Dealing with Drama in Your School
Sep 10, 2025
If you’ve run or trained at a martial arts school for any amount of time you’ve probably had the misfortune of experiencing academy drama.
Unhappy students, disgruntled parents, coaches leaving to open their own school around the block, and rivalries with competitor schools–there seem to be an endless number of ways for drama to spark in martial arts schools.
What we see all too often is leaders and owners of schools get pulled into the drama in a public way.
Whether it’s responding to a bad google review or a disparaging comment on social media, engaging with disgruntled folks in a public forum is never a good idea.
The High Road Is Always Best
As much as it sucks, there is no way to avoid drama popping up in your school. How you deal with it is going to set the tone for how people perceive your gym.
There is no right answer, however there are certainly wrong answers.
Engaging in a public airing out of dirty laundry, or back and forth name-calling and threats is going to leave a lasting stain on your academy.
Even years after it happens, people who are looking at your school who would otherwise be completely unaware of the drama from years past will be able to find the comments you’ve left and make their own judgements based on what was said.
It’s not always easy, but the best option is to take the high road.
Stay Out of The Mud
Leaders don’t sling mud.
Take it from us, we know it’s hard not to respond publicly when a disgruntled former member starts talking trash about you, your staff, and your school online and in public.
We’ve been operating for over 25 years and dealt with these situations 100s of times.
When you take the high road and refuse to engage, you lose the ability to shape the narrative.
People are going to formulate their own opinions based on the stories that the disgruntled community member tells.
Here’s the hard part: let them do it.
You don’t need to engage with drama publicly.
When possible, we try to engage people who are slinging mud at us and personally have a conversation with them.

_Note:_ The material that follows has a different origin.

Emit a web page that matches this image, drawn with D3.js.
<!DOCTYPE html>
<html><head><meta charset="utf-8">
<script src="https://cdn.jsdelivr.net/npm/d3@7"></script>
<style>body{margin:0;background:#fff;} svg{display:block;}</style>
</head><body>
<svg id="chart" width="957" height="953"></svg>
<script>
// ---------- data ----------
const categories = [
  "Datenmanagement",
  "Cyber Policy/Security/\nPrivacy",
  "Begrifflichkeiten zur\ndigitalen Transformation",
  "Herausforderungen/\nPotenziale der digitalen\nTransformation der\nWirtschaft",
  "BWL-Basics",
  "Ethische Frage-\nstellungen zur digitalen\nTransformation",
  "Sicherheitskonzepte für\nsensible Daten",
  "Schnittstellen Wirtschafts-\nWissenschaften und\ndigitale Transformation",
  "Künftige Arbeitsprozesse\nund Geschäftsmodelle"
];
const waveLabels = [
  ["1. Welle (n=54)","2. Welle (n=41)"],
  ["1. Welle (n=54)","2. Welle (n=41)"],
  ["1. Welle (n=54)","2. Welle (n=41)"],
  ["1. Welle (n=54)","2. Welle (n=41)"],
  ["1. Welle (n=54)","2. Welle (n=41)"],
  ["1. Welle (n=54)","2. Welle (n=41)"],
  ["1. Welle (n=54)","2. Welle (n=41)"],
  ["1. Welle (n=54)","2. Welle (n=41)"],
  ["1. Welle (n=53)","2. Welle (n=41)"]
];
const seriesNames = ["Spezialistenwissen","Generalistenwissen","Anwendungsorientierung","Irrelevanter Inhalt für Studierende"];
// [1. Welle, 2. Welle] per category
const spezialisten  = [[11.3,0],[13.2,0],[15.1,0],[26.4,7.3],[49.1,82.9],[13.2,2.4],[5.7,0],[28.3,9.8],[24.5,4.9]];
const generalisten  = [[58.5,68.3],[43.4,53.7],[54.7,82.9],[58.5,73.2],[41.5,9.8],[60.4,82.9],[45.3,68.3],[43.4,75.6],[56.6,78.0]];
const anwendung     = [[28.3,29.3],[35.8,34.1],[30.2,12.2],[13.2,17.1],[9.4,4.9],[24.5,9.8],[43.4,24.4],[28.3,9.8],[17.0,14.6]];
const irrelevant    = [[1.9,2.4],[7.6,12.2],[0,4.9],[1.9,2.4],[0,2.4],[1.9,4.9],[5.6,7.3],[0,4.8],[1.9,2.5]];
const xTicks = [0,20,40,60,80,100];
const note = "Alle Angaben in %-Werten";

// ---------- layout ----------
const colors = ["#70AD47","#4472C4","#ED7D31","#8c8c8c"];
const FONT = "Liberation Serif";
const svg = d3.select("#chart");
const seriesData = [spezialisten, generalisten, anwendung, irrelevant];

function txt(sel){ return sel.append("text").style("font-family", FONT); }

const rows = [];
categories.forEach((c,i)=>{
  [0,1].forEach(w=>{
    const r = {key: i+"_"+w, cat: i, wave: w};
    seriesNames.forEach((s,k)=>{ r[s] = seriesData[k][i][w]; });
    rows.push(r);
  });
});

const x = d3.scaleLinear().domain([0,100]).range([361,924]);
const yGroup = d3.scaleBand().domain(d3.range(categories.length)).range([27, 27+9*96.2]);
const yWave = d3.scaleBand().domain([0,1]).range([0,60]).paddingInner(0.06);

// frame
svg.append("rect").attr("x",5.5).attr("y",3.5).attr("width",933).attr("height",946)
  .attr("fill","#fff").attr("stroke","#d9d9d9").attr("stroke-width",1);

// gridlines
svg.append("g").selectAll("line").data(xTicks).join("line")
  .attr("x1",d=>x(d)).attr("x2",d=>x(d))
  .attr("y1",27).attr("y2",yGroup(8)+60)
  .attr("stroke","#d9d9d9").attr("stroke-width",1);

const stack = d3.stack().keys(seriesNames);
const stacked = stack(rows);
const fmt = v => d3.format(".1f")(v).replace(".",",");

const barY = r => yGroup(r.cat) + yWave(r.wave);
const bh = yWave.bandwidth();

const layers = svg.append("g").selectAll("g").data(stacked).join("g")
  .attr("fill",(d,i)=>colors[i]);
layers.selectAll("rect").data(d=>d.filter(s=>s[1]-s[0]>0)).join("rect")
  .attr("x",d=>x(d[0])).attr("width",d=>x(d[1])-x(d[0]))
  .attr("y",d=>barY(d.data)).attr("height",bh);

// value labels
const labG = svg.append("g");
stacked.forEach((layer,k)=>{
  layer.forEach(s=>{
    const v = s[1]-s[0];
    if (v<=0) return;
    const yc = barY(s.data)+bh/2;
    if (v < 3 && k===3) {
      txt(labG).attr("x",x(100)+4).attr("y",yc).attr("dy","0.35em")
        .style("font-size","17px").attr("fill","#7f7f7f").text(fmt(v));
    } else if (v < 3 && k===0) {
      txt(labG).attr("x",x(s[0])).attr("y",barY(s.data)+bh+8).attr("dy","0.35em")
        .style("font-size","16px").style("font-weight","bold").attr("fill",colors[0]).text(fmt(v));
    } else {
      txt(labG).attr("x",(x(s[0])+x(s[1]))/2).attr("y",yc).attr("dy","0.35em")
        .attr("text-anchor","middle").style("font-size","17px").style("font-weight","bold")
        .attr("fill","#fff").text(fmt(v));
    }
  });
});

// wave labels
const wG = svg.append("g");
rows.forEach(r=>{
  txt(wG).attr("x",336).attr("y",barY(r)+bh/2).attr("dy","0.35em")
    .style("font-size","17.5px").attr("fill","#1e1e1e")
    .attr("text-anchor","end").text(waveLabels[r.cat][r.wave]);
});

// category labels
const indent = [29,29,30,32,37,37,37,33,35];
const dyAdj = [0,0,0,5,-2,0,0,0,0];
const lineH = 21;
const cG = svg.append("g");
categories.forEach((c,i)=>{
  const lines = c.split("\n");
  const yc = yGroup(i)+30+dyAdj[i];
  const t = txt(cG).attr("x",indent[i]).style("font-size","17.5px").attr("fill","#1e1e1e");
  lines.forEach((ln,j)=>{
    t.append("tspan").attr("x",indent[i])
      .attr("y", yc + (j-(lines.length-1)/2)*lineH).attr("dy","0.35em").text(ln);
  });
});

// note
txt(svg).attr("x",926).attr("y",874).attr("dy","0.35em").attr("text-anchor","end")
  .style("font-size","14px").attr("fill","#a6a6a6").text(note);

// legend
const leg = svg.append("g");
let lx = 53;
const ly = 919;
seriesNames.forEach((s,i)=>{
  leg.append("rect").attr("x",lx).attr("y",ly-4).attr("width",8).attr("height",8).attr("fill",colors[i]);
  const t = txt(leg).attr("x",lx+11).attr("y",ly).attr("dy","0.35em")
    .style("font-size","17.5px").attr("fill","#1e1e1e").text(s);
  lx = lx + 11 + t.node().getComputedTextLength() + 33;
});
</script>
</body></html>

It’s important to not let these conversations devolve into shouting, name calling, or violence.
Speak from your point of view, do your best to understand theirs, and try to come to a common understanding.

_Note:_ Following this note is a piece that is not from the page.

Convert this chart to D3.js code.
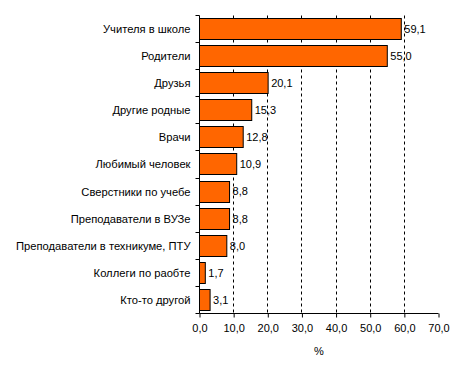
<!DOCTYPE html>
<html>
<head>
<meta charset="utf-8">
<script src="https://cdn.jsdelivr.net/npm/d3@7"></script>
<style>
  body { margin: 0; background: #fff; }
  svg { font-family: "Liberation Sans", Arial, sans-serif; }
</style>
</head>
<body>
<svg width="465" height="377"></svg>
<script>
// данные
var categories = ["Учителя в школе", "Родители", "Друзья", "Другие родные", "Врачи",
  "Любимый человек", "Сверстники по учебе", "Преподаватели в ВУЗе",
  "Преподаватели в техникуме, ПТУ", "Коллеги по раобте", "Кто-то другой"];
var values = [59.1, 55.0, 20.1, 15.3, 12.8, 10.9, 8.8, 8.8, 8.0, 1.7, 3.1];
var ticks = [0, 10, 20, 30, 40, 50, 60, 70];

var svg = d3.select("svg"),
    margin = {top: 15.5, left: 199.5},
    width = 239,
    height = 298;

var fmt = function(v) { return d3.format(".1f")(v).replace(".", ","); };

var x = d3.scaleLinear().domain([0, 70]).range([0, width]);
var y = d3.scaleBand().domain(categories).range([0, height]).paddingInner(0.22).paddingOuter(0.11);

var g = svg.append("g")
    .attr("transform", "translate(" + margin.left + "," + margin.top + ")");

// пунктирная сетка
g.selectAll(".grid")
  .data(ticks.filter(function(t) { return t > 0 && t < 70; }))
  .enter().append("line")
    .attr("x1", function(d) { return Math.round(x(d)); })
    .attr("x2", function(d) { return Math.round(x(d)); })
    .attr("y1", 0).attr("y2", height)
    .attr("stroke", "#000")
    .attr("stroke-dasharray", "3,3");

// столбцы
g.selectAll(".bar")
  .data(values)
  .enter().append("rect")
    .attr("x", 0)
    .attr("y", function(d, i) { return Math.round(y(categories[i])); })
    .attr("width", function(d) { return x(d); })
    .attr("height", Math.round(y.bandwidth()))
    .attr("fill", "#FF6600")
    .attr("stroke", "#000")
    .attr("stroke-width", 1);

// подписи значений
g.selectAll(".val")
  .data(values)
  .enter().append("text")
    .attr("x", function(d) { return x(d) + 3; })
    .attr("y", function(d, i) { return y(categories[i]) + y.bandwidth() / 2; })
    .attr("dy", "0.35em")
    .attr("font-size", "11px")
    .text(fmt);

// ось Y
var bounds = d3.range(categories.length + 1).map(function(i) { return height * i / categories.length; });
g.append("line").attr("x1", 0).attr("x2", 0).attr("y1", 0).attr("y2", height).attr("stroke", "#000");
g.selectAll(".ytick")
  .data(bounds)
  .enter().append("line")
    .attr("x1", -4).attr("x2", 0)
    .attr("y1", function(d) { return Math.round(d); })
    .attr("y2", function(d) { return Math.round(d); })
    .attr("stroke", "#000");
g.selectAll(".ylab")
  .data(categories)
  .enter().append("text")
    .attr("x", -9)
    .attr("y", function(d) { return y(d) + y.bandwidth() / 2; })
    .attr("dy", "0.35em")
    .attr("text-anchor", "end")
    .attr("font-size", "11.2px")
    .text(function(d) { return d; });

// ось X
var xAxis = g.append("g")
    .attr("transform", "translate(0," + height + ")")
    .call(d3.axisBottom(x).tickValues(ticks).tickSize(4).tickFormat(fmt));
xAxis.select(".domain").attr("d", "M0,0H" + width);
xAxis.selectAll("text").attr("font-size", "11px").attr("font-family", "Liberation Sans, Arial, sans-serif").attr("dy", "1em");

svg.append("text")
    .attr("x", margin.left + width / 2)
    .attr("y", 351)
    .attr("dy", "0.35em")
    .attr("text-anchor", "middle")
    .attr("font-size", "11px")
    .text("%");
</script>
</body>
</html>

Many times this will fix issues from becoming public crap storms.
Other times, no amount of trying to find common ground is going to work.
If you extended the olive branch and they won’t accept it, it’s time to step back and leave it alone.
Don’t engage in back and forth social media arguments, don’t air out the “truth” about your former staff member, and don’t comment negatively on the bad google review.
Focus on your school, your members, and your staff. When you sling mud, everyone gets dirty.
It’s not the easy option, but taking the high road pays off in the long run.
Eventually, the people who bought the narrative about your academy will circle back and find out who you truly are.
Focus on making sure that you’re prepared to make great individual impressions instead of trying to shape the public’s impression of you.
In the end, if you make enough good impressions then the story people tell about your school will be a positive one.